そのうちに数多くの美しく可愛いFA(ファンアート)や、布教記事布教シートを目にし、挙句の果てに近日中にアドトラック(通称笹トラ)を走らせるということを見聞きし、101人の中から笹岡を見つけ60位に残るまで投票するだけでなく、彼のためにどれだけ多くの労力が割かれているのかを知り先人の笹プたちに尊敬の念が込み上げてきた。

何日かツイートを眺めているとどうやら笹プの皆さんは稀に見るほどの優良ファンダムで、上記のような企画力行動力だけでなくコンプラ意識も高く新規にも優しいということが見えてきた。これならばド新規の私がちょっとツイートするくらいは大目に見てもらえるかもしれない....と思い、とはいえ本アカでは何かがあったら困るので、笹岡専用と決めて別アカを作りこわごわとツイートしてみた。以下がそのアカウントでのはじめての本格的なツイートである。

するとどうだろう。

ツイートしてからほぼ0秒(つまりツイート直後)に初のいいねがつく。それ以降、ピロンピロンと通知が止まない。

どうなってるんだ笹プ。
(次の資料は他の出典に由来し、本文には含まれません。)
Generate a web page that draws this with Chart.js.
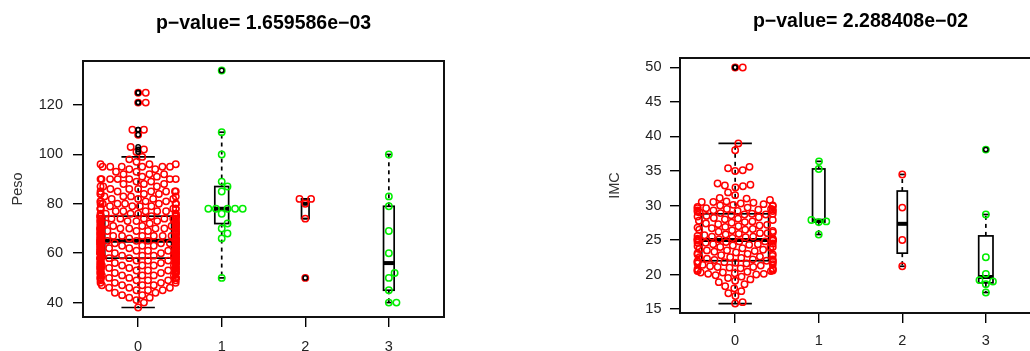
<!DOCTYPE html>
<html>
<head>
<meta charset="utf-8">
<script src="https://cdn.jsdelivr.net/npm/chart.js@4.4.1/dist/chart.umd.min.js"></script>
<style>
  html, body { margin: 0; padding: 0; background: #fff; }
  body { width: 1030px; height: 351px; overflow: hidden; position: relative; }
  canvas { position: absolute; top: 0; }
  #chartPeso { left: 0; }
  #chartImc { left: 597px; }
</style>
</head>
<body>
<canvas id="chartPeso" width="520" height="351"></canvas>
<canvas id="chartImc" width="520" height="351"></canvas>
<script>
// ---------- data ----------
const groupLabels = ['0', '1', '2', '3'];
const groupTicks = [0, 1, 2, 3];

// Peso, group 0 : values and how many times each one appears
const peso0Values = [38, 40, 41, 42, 43, 44, 45, 46, 47, 48, 49,
  50, 51, 52, 53, 54, 55, 56, 57,
  58, 59, 60, 61, 62, 63, 64,
  65,
  66, 67, 68, 69, 70, 71, 72, 73, 74,
  75,
  76, 77, 78, 79, 80, 81, 82, 83, 84, 85, 86, 87, 88, 89, 90, 91, 92, 93, 94, 95, 96, 97, 98, 99,
  101, 102, 103, 108, 110, 121, 125];
const peso0Counts = [1, 1, 1, 2, 2, 2, 3, 3, 4, 4, 5,
  9, 6, 8, 8, 9, 10, 9, 8,
  13, 10, 16, 11, 13, 11, 12,
  18,
  10, 10, 11, 9, 13, 8, 8, 8, 9,
  11,
  6, 5, 6, 4, 8, 4, 4, 4, 4, 6, 3, 3, 3, 2, 7, 2, 3, 2, 2, 6, 3, 1, 1, 1,
  1, 1, 1, 1, 2, 2, 2];
const peso1 = [50, 66, 68, 70, 72, 76, 78, 78, 78, 78, 78, 85, 87, 89, 100, 109, 134];
const peso2 = [50, 74, 80, 82, 82];
const peso3 = [40, 40, 45, 50, 52, 60, 69, 79, 83, 100];

const pesoQ1 = [58, 72, 74, 45];
const pesoMedian = [65, 78, 80, 56];
const pesoQ3 = [75, 87, 82, 79];
const pesoWhiskLo = [38, 50, 74, 40];
const pesoWhiskHi = [99, 109, 82, 100];
const pesoTicks = [40, 60, 80, 100, 120];

// IMC
const imc0 = [
  15.8, 16.0, 16.9, 17.3, 17.6, 18.0, 18.3, 18.6, 18.9, 19.1, 19.3, 19.5, 19.7, 19.9,
  20.0, 20.1, 20.1, 20.2, 20.3, 20.3, 20.4, 20.5, 20.5, 20.6, 20.6, 20.7, 20.8, 20.9, 20.9,
  21.0, 21.1, 21.1, 21.2, 21.3, 21.4, 21.5, 21.6, 21.6, 21.7, 21.8, 21.9, 21.9, 21.9, 21.9,
  22.0, 22.1, 22.2, 22.2, 22.3, 22.4, 22.5, 22.5, 22.6, 22.7, 22.8, 22.9, 22.9,
  23.0, 23.1, 23.2, 23.3, 23.4, 23.5, 23.5, 23.6, 23.7, 23.8, 23.9,
  24.0, 24.0, 24.1, 24.2, 24.3, 24.4, 24.4, 24.5, 24.6, 24.6, 24.7, 24.8, 24.8, 24.9, 24.9,
  25.0, 25.0, 25.0, 25.0, 25.0,
  25.1, 25.2, 25.2, 25.3, 25.4, 25.5, 25.5, 25.6, 25.7, 25.8, 25.9,
  26.0, 26.0, 26.1, 26.2, 26.3, 26.4, 26.5, 26.5, 26.6, 26.7, 26.8, 26.9,
  27.0, 27.1, 27.2, 27.3, 27.4, 27.5, 27.6, 27.7, 27.8, 27.9,
  28.0, 28.1, 28.2, 28.3, 28.4, 28.5, 28.6, 28.7, 28.7, 28.8, 28.8,
  28.9, 29.0, 29.1, 29.2, 29.2, 29.3, 29.3, 29.4, 29.4, 29.5, 29.5, 29.6, 29.6, 29.7, 29.8, 29.9,
  30.0, 30.0, 30.1, 30.2, 30.3, 30.4, 30.5, 30.5, 30.6, 30.8,
  31.0, 31.1, 31.5, 31.9, 32.6, 32.8, 32.9, 33.0, 33.2,
  35.0, 35.1, 35.4, 35.6, 38.0, 39.0, 50.0, 50.0
];
const imc1 = [25.8, 27.6, 27.7, 27.9, 35.3, 36.4];
const imc2 = [21.2, 25.0, 29.7, 34.5];
const imc3 = [17.4, 18.6, 19.0, 19.2, 20.1, 22.5, 28.7, 38.1];

const imcQ1 = [22, 27.6, 23.1, 18.8];
const imcMedian = [25, 27.8, 27.35, 19.65];
const imcQ3 = [28.8, 35.3, 32.1, 25.6];
const imcWhiskLo = [15.8, 25.8, 21.2, 17.4];
const imcWhiskHi = [39, 36.4, 34.5, 28.7];
const imcTicks = [15, 20, 25, 30, 35, 40, 45, 50];

// ---------- style ----------
const FONT = '"Liberation Sans", Arial, Helvetica, sans-serif';
const groupColors = ['#ff0000', '#00ee00', '#ff0000', '#00ee00'];
const POINT_R = 3.2;
const SWARM_D = 7.6;  // distance between point centres, px

// expand value/count pairs into a plain list
function expand(values, counts) {
  const out = [];
  values.forEach((v, i) => { for (let k = 0; k < counts[i]; k++) out.push(v); });
  return out;
}

// beeswarm "swarm" layout (ascending priority), in pixels
function swarm(ypx, d) {
  const order = ypx.map((y, i) => i).sort((a, b) => ypx[b] - ypx[a]);
  const xs = new Array(ypx.length).fill(0);
  const placed = [];
  for (const i of order) {
    const near = [], dxs = [];
    placed.forEach(j => {
      const dy = Math.abs(ypx[j] - ypx[i]);
      if (dy < d) { near.push(j); dxs.push(Math.sqrt(d * d - dy * dy)); }
    });
    const cands = [0];
    near.forEach((j, k) => cands.push(xs[j] + dxs[k]));
    near.forEach((j, k) => cands.push(xs[j] - dxs[k]));
    let best = null;
    for (const c of cands) {
      if (best !== null && Math.abs(c) >= Math.abs(best)) continue;
      if (near.every((j, k) => Math.abs(c - xs[j]) >= dxs[k] - 1e-6)) best = c;
    }
    xs[i] = best;
    placed.push(i);
  }
  return xs;
}

// boxplot drawn R style on top of the scales
function makeBoxPlugin(groups, st) {
  const nMax = Math.max(...groups.map(g => g.length));
  const seg = (ctx, x1, y1, x2, y2) => { ctx.beginPath(); ctx.moveTo(x1, y1); ctx.lineTo(x2, y2); ctx.stroke(); };
  return {
    id: 'rBoxplot',
    beforeDatasetsDraw(chart) {
      const { ctx, scales: { x, y } } = chart;
      const unit = x.getPixelForValue(1) - x.getPixelForValue(0);
      ctx.save();
      ctx.strokeStyle = '#000';
      groups.forEach((vals, g) => {
        const cx = x.getPixelForValue(g);
        const half = 0.4 * Math.sqrt(vals.length / nMax) * unit;
        const yq1 = y.getPixelForValue(st.q1[g]);
        const yq3 = y.getPixelForValue(st.q3[g]);
        const ymd = y.getPixelForValue(st.med[g]);
        const ylo = y.getPixelForValue(st.lo[g]);
        const yhi = y.getPixelForValue(st.hi[g]);
        ctx.lineWidth = 1.7;
        ctx.setLineDash([4, 4]);
        seg(ctx, cx, yq3, cx, yhi);
        seg(ctx, cx, yq1, cx, ylo);
        ctx.setLineDash([]);
        seg(ctx, cx - half / 2, yhi, cx + half / 2, yhi);
        seg(ctx, cx - half / 2, ylo, cx + half / 2, ylo);
        ctx.strokeRect(cx - half, yq3, 2 * half, yq1 - yq3);
        ctx.lineWidth = 4;
        seg(ctx, cx - half, ymd, cx + half, ymd);
      });
      ctx.restore();
    },
    afterDatasetsDraw(chart) {
      const { ctx, chartArea: a, scales: { x, y } } = chart;
      ctx.save();
      // outliers
      ctx.strokeStyle = '#000';
      ctx.lineWidth = 1.5;
      groups.forEach((vals, g) => {
        const cx = x.getPixelForValue(g);
        vals.forEach(v => {
          if (v < st.lo[g] || v > st.hi[g]) {
            ctx.beginPath();
            ctx.arc(cx, y.getPixelForValue(v), 2.2, 0, Math.PI * 2);
            ctx.stroke();
          }
        });
      });
      // frame
      ctx.lineWidth = 2;
      ctx.strokeStyle = '#111';
      ctx.strokeRect(a.left, a.top, a.right - a.left, a.bottom - a.top);
      ctx.restore();
    }
  };
}

function makePanel(canvasId, groups, st, yTicks, yTitle, mainTitle, geom) {
  const all = [].concat(...groups);
  const lo = Math.min(...all), hi = Math.max(...all);
  const ext = (hi - lo) * 0.04;

  const tickFont = { family: FONT, size: 14.5 };
  const grid = { display: true, drawOnChartArea: false, drawTicks: true, tickLength: 10, color: '#000', lineWidth: 1.4 };

  const chart = new Chart(document.getElementById(canvasId), {
    type: 'scatter',
    data: {
      datasets: groups.map((vals, g) => ({
        data: vals.map(v => ({ x: g, y: v })),
        borderColor: groupColors[g],
        backgroundColor: 'rgba(0,0,0,0)',
        borderWidth: 1.5,
        pointRadius: POINT_R,
        pointHoverRadius: POINT_R
      }))
    },
    options: {
      responsive: false,
      animation: false,
      events: [],
      devicePixelRatio: 1,
      layout: { padding: { left: 0, right: 76, top: 0, bottom: 0 } },
      plugins: {
        legend: { display: false },
        tooltip: { enabled: false },
        title: {
          display: true,
          text: mainTitle,
          fullSize: false,
          color: '#000',
          font: { family: FONT, size: 19.5, weight: 'bold' },
          padding: { top: geom.titleTop, bottom: geom.titleBottom }
        }
      },
      scales: {
        x: {
          type: 'linear',
          min: -0.66,
          max: 3.66,
          afterBuildTicks: s => { s.ticks = groupTicks.map(v => ({ value: v })); },
          afterFit: s => { s.height = geom.xHeight; },
          grid: grid,
          border: { display: false },
          ticks: {
            autoSkip: false,
            maxRotation: 0,
            color: '#222',
            font: tickFont,
            padding: geom.xPad,
            callback: v => groupLabels[v]
          }
        },
        y: {
          type: 'linear',
          min: lo - ext,
          max: hi + ext,
          afterBuildTicks: s => { s.ticks = yTicks.map(v => ({ value: v })); },
          afterFit: s => { s.width = 83; },
          grid: grid,
          border: { display: false },
          title: {
            display: true,
            text: yTitle,
            color: '#333',
            font: { family: FONT, size: 14.5 },
            padding: { top: 9, bottom: 0 }
          },
          ticks: {
            autoSkip: false,
            color: '#222',
            font: tickFont,
            padding: geom.yPad
          }
        }
      }
    },
    plugins: [makeBoxPlugin(groups, st)]
  });

  // spread the points sideways like beeswarm(corral = "gutter")
  const xs = chart.scales.x, ys = chart.scales.y;
  const unit = xs.getPixelForValue(1) - xs.getPixelForValue(0);
  const lim = 0.45 * unit;
  groups.forEach((vals, g) => {
    const off = swarm(vals.map(v => ys.getPixelForValue(v)), SWARM_D);
    chart.data.datasets[g].data = vals.map((v, i) => ({
      x: g + Math.max(-lim, Math.min(lim, off[i])) / unit,
      y: v
    }));
  });
  chart.update('none');
  return chart;
}

makePanel('chartPeso',
  [expand(peso0Values, peso0Counts), peso1, peso2, peso3],
  { q1: pesoQ1, med: pesoMedian, q3: pesoQ3, lo: pesoWhiskLo, hi: pesoWhiskHi },
  pesoTicks, 'Peso', 'p\u2212value= 1.659586e\u221203',
  { titleTop: 12, titleBottom: 25.6, xHeight: 34, xPad: 11.5, yPad: 10 });

makePanel('chartImc',
  [imc0, imc1, imc2, imc3],
  { q1: imcQ1, med: imcMedian, q3: imcQ3, lo: imcWhiskLo, hi: imcWhiskHi },
  imcTicks, 'IMC', 'p\u2212value= 2.288408e\u221202',
  { titleTop: 10, titleBottom: 24.6, xHeight: 38, xPad: 9.5, yPad: 8.5 });
</script>
</body>
</html>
SMS認証コードだってもっと遅い気がする。

そして数分のうちに優しい先輩笹プさんにリツイートしてもらい、コメントをもらい、ドドドッとフォロワーがつく。この誰ともわからぬド新規の拙いツイートに。嵐に巻き込まれたようなこの瞬間、私はもう笹プの一員となっていた。そしてこの先どれだけの切ない思いをしようとも、笹岡のために笹プの皆さんと共に笑い涙を流す覚悟ができたのである。

それからはもう、笹プのツイートと共に起き笹プのツイートと共に寝るというどっぷり笹プ生活である。ビビリの私はオープンチャットに入るのが躊躇われ本放送から1週間以上経ってから加入したが、運営の皆さんの高い意識と優しさのおかげで、何かを強要されることもなく適度な距離感で過ごせるこのファンダムは非常に居心地がいい。笹岡のファンダム「SH1 Entertainment」は今や400人超の巨大ファンダムになりつつある。

2022年4月23日追記

2021年4月25日に投稿した本noteは、ここまでの記載に笹岡を一緒に応援してくださいというメッセージを追加して締めくくっている。
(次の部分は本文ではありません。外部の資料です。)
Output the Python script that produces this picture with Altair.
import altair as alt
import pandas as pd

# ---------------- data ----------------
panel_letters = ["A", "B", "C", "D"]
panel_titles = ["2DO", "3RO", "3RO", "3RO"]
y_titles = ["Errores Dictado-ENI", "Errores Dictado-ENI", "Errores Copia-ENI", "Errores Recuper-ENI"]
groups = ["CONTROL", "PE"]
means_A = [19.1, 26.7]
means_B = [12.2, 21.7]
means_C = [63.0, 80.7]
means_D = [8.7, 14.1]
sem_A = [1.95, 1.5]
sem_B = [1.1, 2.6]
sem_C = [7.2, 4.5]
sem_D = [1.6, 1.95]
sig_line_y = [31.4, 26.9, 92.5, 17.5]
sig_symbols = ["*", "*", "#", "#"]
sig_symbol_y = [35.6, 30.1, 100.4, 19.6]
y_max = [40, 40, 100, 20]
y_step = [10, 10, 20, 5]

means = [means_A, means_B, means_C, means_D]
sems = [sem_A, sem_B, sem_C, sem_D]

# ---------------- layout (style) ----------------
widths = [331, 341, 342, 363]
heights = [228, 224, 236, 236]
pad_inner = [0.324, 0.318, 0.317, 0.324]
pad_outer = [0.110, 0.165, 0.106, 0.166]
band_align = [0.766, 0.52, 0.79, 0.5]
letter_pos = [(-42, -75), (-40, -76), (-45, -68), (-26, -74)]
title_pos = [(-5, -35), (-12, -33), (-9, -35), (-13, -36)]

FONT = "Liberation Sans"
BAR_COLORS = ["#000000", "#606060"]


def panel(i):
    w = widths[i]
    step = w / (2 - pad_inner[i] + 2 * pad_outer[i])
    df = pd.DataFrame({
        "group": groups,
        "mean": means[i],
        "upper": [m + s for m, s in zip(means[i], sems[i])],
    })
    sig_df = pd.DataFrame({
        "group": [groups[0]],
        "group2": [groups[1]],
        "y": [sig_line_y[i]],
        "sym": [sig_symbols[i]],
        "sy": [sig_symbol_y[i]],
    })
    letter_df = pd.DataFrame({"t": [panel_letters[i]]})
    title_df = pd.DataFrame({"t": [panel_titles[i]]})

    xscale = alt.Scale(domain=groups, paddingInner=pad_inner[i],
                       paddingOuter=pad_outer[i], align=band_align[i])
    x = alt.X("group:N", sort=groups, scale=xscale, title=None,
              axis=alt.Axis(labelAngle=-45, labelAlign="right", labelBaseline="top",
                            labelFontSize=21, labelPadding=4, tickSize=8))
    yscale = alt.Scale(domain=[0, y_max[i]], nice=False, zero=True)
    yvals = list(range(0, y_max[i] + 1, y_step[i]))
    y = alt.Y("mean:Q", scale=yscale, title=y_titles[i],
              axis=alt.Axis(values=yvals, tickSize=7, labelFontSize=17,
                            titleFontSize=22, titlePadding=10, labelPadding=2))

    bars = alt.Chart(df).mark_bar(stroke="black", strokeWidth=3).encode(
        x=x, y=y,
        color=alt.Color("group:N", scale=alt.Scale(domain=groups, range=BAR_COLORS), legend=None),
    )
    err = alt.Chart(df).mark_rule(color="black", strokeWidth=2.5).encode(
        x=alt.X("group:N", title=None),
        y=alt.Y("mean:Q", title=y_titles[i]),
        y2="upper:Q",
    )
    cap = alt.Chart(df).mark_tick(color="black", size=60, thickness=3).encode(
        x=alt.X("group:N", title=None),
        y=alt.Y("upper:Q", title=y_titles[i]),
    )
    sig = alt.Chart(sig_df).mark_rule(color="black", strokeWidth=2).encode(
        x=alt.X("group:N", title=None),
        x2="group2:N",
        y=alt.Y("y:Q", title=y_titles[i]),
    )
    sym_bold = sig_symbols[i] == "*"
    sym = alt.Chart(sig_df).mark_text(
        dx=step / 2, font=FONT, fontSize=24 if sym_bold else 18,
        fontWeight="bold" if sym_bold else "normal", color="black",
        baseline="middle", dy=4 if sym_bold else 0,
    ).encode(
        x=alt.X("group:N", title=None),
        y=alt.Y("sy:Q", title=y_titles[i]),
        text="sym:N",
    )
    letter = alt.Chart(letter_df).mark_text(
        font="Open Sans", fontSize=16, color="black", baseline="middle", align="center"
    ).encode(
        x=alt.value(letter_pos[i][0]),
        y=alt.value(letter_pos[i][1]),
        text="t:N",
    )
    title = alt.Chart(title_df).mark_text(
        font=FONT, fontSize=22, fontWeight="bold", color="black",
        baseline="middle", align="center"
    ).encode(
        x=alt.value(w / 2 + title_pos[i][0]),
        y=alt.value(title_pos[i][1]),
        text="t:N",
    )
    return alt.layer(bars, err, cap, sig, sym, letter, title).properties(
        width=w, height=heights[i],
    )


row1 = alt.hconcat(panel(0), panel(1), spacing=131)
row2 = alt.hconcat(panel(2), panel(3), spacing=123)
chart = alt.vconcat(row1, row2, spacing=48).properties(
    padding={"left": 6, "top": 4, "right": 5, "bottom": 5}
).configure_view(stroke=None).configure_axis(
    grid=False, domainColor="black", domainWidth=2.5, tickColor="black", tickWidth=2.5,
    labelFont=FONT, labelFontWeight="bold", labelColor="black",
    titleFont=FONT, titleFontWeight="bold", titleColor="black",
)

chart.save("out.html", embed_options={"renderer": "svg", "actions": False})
それから約1年後の2022年4月23日、笹岡秀旭のオリジナル曲第四弾「purple」が21時に公開された。

笹岡が初めて取り組んだリリックビデオは、その名の通り紫色を基調とした、どこかクラシックな趣きのある空間で撮影されている。CDジャケットのような完成度のビジュアルを伴っていることに、今作にかける並々ならぬ思いが伝わってくる。
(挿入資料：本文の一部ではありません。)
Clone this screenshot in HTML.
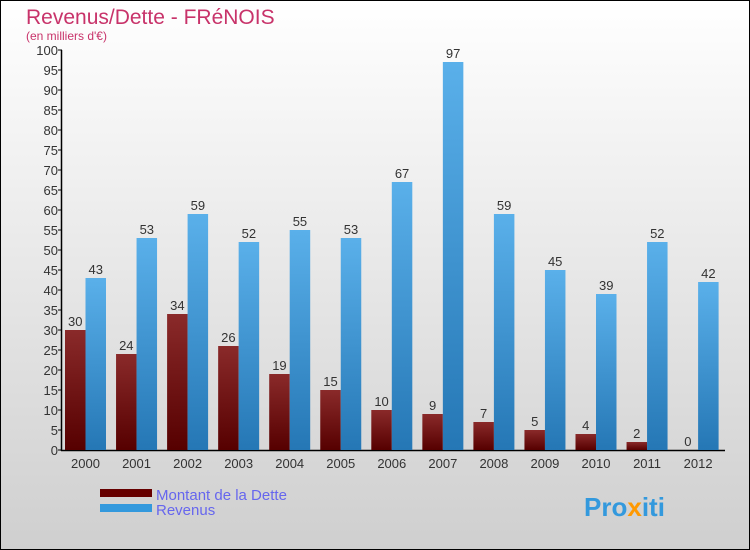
<!DOCTYPE html>
<html><head><meta charset="utf-8"><style>
body{margin:0;}
#c{width:748px;height:548px;border:1px solid #000;background:linear-gradient(#ffffff,#cfcfcf);position:relative;font-family:"Liberation Sans",sans-serif;overflow:hidden}
</style></head><body>
<div id="c">
<svg width="748" height="548" xmlns="http://www.w3.org/2000/svg" id="svg">
<defs>
<linearGradient id="gd" x1="0" y1="0" x2="0" y2="1"><stop offset="0" stop-color="#8a2a2a"/><stop offset="1" stop-color="#560000"/></linearGradient>
<linearGradient id="gr" x1="0" y1="0" x2="0" y2="1"><stop offset="0" stop-color="#5ab0ea"/><stop offset="1" stop-color="#2577b5"/></linearGradient>
</defs>
<text x="25" y="23" font-size="21" fill="#c8336a">Revenus/Dette - FRéNOIS</text>
<text x="25" y="39" font-size="12" fill="#c8336a">(en milliers d'€)</text>
<g id="axes"></g>
<g id="bars"></g>
<rect x="99" y="488" width="52" height="8" fill="#660000"/>
<text x="155" y="499" font-size="15" fill="#6666ee">Montant de la Dette</text>
<rect x="99" y="503" width="52" height="8" fill="#3399dd"/>
<text x="155" y="514" font-size="15" fill="#6666ee">Revenus</text>
<text x="583" y="515" font-size="26" font-weight="bold" fill="#3399dd">Pro<tspan fill="#ff9900">x</tspan>iti</text>
</svg>
</div>
<script>
const years=["2000","2001","2002","2003","2004","2005","2006","2007","2008","2009","2010","2011","2012"];
const dette=[30,24,34,26,19,15,10,9,7,5,4,2,0];
const revenus=[43,53,59,52,55,53,67,97,59,45,39,52,42];
const yTicks=[0,5,10,15,20,25,30,35,40,45,50,55,60,65,70,75,80,85,90,95,100];
const NS="http://www.w3.org/2000/svg";
const y0=449,yk=4,x0=64,pitch=51.05,bw=20.5;
function Y(v){return y0-v*yk;}
function X(i){return x0+i*pitch;}
function mk(t,a,p){const e=document.createElementNS(NS,t);for(const k in a)e.setAttribute(k,a[k]);p.appendChild(e);return e;}
const ax=document.getElementById('axes'),bg=document.getElementById('bars');
yTicks.forEach(v=>{
 const l=mk('line',{x1:57,x2:61,y1:Y(v),y2:Y(v),stroke:'#000'},ax);
 
 
 const t=mk('text',{x:57,y:Y(v)+5,'font-size':13,fill:'#333','text-anchor':'end'},ax);
 t.textContent=v;
 
 
});
const ya=mk('line',{x1:60.5,x2:60.5,y1:Y(100),y2:y0+1,stroke:'#000','stroke-width':1.5},ax);


const xa=mk('line',{x1:60,x2:724,y1:y0+0.5,y2:y0+0.5,stroke:'#000','stroke-width':1.5},ax);


years.forEach((yr,i)=>{
 const x=X(i);
 const t=mk('text',{x:x+bw,y:467,'font-size':13,fill:'#333','text-anchor':'middle'},ax);
 t.textContent=yr;
 
 
 const d=mk('rect',{x:x,y:Y(dette[i]),width:bw,height:dette[i]*yk,fill:'url(#gd)'},bg);
 
 
 const r=mk('rect',{x:x+bw,y:Y(revenus[i]),width:bw,height:revenus[i]*yk,fill:'url(#gr)'},bg);
 
 
 const dl=mk('text',{x:x+bw/2,y:Y(dette[i])-4,'font-size':13,fill:'#333','text-anchor':'middle'},bg);
 dl.textContent=dette[i];
 
 
 const rl=mk('text',{x:x+bw*1.5,y:Y(revenus[i])-4,'font-size':13,fill:'#333','text-anchor':'middle'},bg);
 rl.textContent=revenus[i];
 
 
});
</script>
</body></html>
「カラーパープル」という古い書籍がある。まだ差別が根強かった時代の、アメリカ南部の黒人女性の生き方を描いた書籍である。スピルバーグ監督が映画化し、アカデミー賞候補に上がったことで有名になった。笹岡の新曲を聴いて、歌詞をじっと眺めていると、この映画のことが頭に浮かんだ。

古い映画である。笹岡がこの映画のことを知っているとまでは思わなかった。おそらく別の感情でこのタイトルをつけたのだとは思うが、それでも笹岡が「purple」で言いたかったこととこの映画で描かれている世界は、地続きで繋がっているように思えたのだ。

静寂と情熱の間に僕は生きる
愛も憎しみも溶かして混ざり合った purple
 

さまざまな多様性は、ひとときスポットライトを浴びて浮かび上がるように見えては、また意識の底へ沈んでいくその繰り返しである。ダイバーシティを謳う今日であっても、どうしても私たちは己の中にある善悪の価値基準をもって物事を見ている。当事者と傍観者、傷つき傷つけることの繰り返しで、この世の中を生きている。

誰もが善と悪を抱えてる
それでいい
そこから何か創り出せ

自分以外の何者にもなれないから、自分が感じたことからしか言葉を紡ぎだせないから。

落ちていく 
ただ、落ちていく中で切に願ってたんだ
ねえ神様 このメロディーは僕の声で歌わせて


赤か、青か。白か、黒か。
どちらかを切ったら爆発するような世界線ではなく、混沌としたこの美しい場所で、
全てを溶かして、全て自分自身として、この声と、歌で生きていく。

決意にみなぎる笹岡の歌声は、どこまでも美しい。
清濁を併せ呑む君の人柄を知っているからこそ、歌詞と絡み合いいつまでも胸に響く。
笹岡に出会った一年後、この歌声を届けてくれたことに心から感謝している。

まだこの世に生まれていなかった、君だけが歌う歌を
私たちに聴かせてくれてありがとう。